Trypanosoma brucei: expression of multiple purine transporters prevents the development of allopurinol resistance.

Allopurinol is a hypoxanthine analogue used to treat Leishmania infections that also displays activity against the related parasite Trypanosoma brucei. We have investigated the ease by which resistance to this drug is established in Trypanosoma brucei brucei and correlated this to the mechanisms by which it is accumulated by the parasite. Long-term exposure of procyclic T. b. brucei to 3mM allopurinol did not induce resistance. This appears to be related to the fact that allopurinol was taken up through two distinct nucleobase transporters, H1 and H4, both with high affinity for the drug. The apparent Km for [3H]allopurinol transport by H4 (2.1+/-0.4 microM) was determined by expressing the encoding gene in Saccharomyces cerevisiae. Long-term allopurinol exposure did not change Km (hypoxanthine), Ki (allopurinol), or Vmax values of either H1 or H4 transporters and the cells retained their ability to proliferate with hypoxanthine as sole purine source. This study shows that transport-related resistance to purine antimetabolites is not easily induced in Trypanosoma spp. as long as uptake is mediated by multiple transporters.

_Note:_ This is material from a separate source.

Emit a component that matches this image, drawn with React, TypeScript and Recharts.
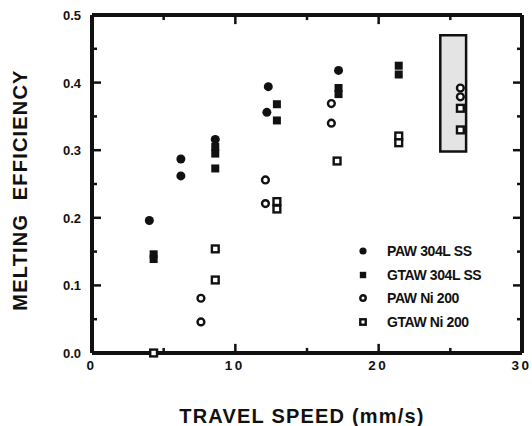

A Leishmania major nucleobase transporter responsible for allopurinol uptake is a functional homolog of the Trypanosoma brucei H2 transporter.

Nucleobase transporters play an important role in the physiology of protozoan parasites, because these organisms are purine auxotrophs and rely entirely on salvage of these vital compounds. Purine transporters have also been shown to mediate the uptake of important antiparasitic drugs. In the current study, we investigated the uptake of [(3)H]adenine, [(3)H]hypoxanthine, and [(3)H]allopurinol, an antileishmanial hypoxanthine analog, by Leishmania major. These compounds were all taken up by a single high-affinity transporter, LmNBT1, with K(m) values of 4.6 +/- 0.9, 0.71 +/- 0.07, and 54 +/- 3 microM, respectively. Guanine and xanthine fully inhibited [(3)H]adenine transport, with K(i) values of 2.8 +/- 0.7 and 23 +/- 8 microM. Using purine analogs, an inhibitor profile for LmNBT1 was obtained, which allowed the construction of a quantitative model for the interactions between the transporter binding site and the permeant. The model predicts that hypoxanthine was bound through hydrogen bonds to N(1)H, N3, N7, and N(9)H of the purine ring, with a total Gibbs free energy of -39.5 kJ/mol. The interactions with adenine were similar, except for a weak hydrogen bond to N1 (unprotonated in adenine). The predicted mode of substrate binding for LmNBT1 was almost identical to that for the Trypanosoma brucei H2 (TbH2) transporter. It is proposed that the architecture of their respective binding sites is very similar and that LmNBT1 can be named a functional homolog of TbH2.

Cloning, heterologous expression, and in situ characterization of the first high affinity nucleobase transporter from a protozoan.

While multiple nucleoside transporters, some of which can also transport nucleobases, have been cloned in recent years from many different organisms, no sequence information is available for the high affinity, nucleobase-selective transporters of metazoa, parazoa, or protozoa. We have identified a gene, TbNBT1, from Trypanosoma brucei brucei that encodes a 435-residue protein of the equilibrative nucleoside transporter superfamily. The gene was expressed in both the procyclic and bloodstream forms of the organism. Expression of TbNBT1 in a Saccharomyces cerevisiae strain lacking an endogenous purine transporter allowed growth on adenine as sole purine source and introduced a high affinity transport activity for adenine and hypoxanthine, with Km values of 2.1 +/- 0.6 and 0.66 +/- 0.22 microm, respectively, as well as high affinity for xanthine, guanine, guanosine, and allopurinol and moderate affinity for inosine. A transporter with an indistinguishable kinetic profile was identified in T. b. brucei procyclics and designated H4. RNA interference of TbNBT1 in procyclics reduced cognate mRNA levels by approximately 80% and H4 transport activity by approximately 90%. Expression of TbNBT1 in Xenopus oocytes further confirmed that this gene encodes the first high affinity nucleobase transporter from protozoa or animals to be identified at the molecular level.